The result is that owners’ assertions are correct, and that the arbitrators’ crucial proposition was incorrect.
The respondent’s notice
Charterers had indicated that they would seek to uphold the award on the basis that the arbitrators ought to have found in charterers favour on the first of the three alternative contentions they had advanced. This was that no hire was due because, during the period in question, the vessel was not at their disposal. Cooke J did not give permission for this point to be argued, but left over for consideration at the hearing the question whether permission to argue this point should be given. In the event there was no application for such permission. Instead, Mr Buckingham in his skeleton argument identified a different basis on which he submitted that the award could be upheld. His submission was that to the extent that the vessel was not made available for charterer’s service, but charterers were deprived of its use, then the hire paid in advance was not earned, and charterers were entitled to recover hire for the period of deprivation by way of damages.

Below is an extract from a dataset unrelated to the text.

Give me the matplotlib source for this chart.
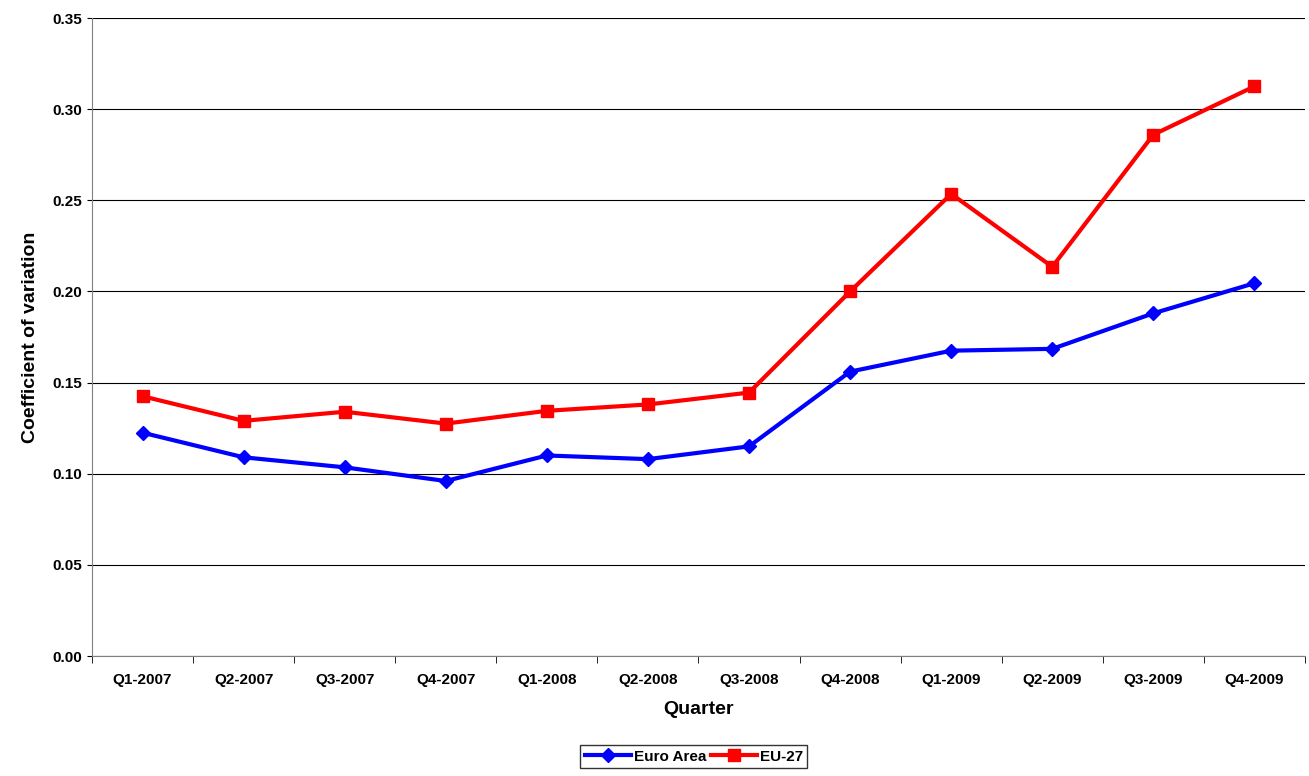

However Mr Buckingham acknowledged that in order to be able to advance this submission he had to show that the point had been raised in the arbitration. He urged in that regard that this submission was, in substance, the same as the point which had been raised in the arbitration when advancing the first of the three alternative bases of claim, as described in the Common Reasons at paragraphs 71 to 75 (see section D1 above). I do not agree. The first alternative was a claim that hire was not payable because it was not due, and that there was an implied term to the like effect in relation to bunkers and CEV. In my view the submission for which permission is now sought is fundamentally different – it is in substance a new head of claim to damages. It was not included in the third alternative basis of claim (see section D2 above) where the claim to damages was put on an entirely different footing. Accordingly it would not be right to allow it to be raised now, and I refused permission to do so.
J. Conclusion
For the reasons given above I conclude that the appeals by head owners and disponent owners must be allowed.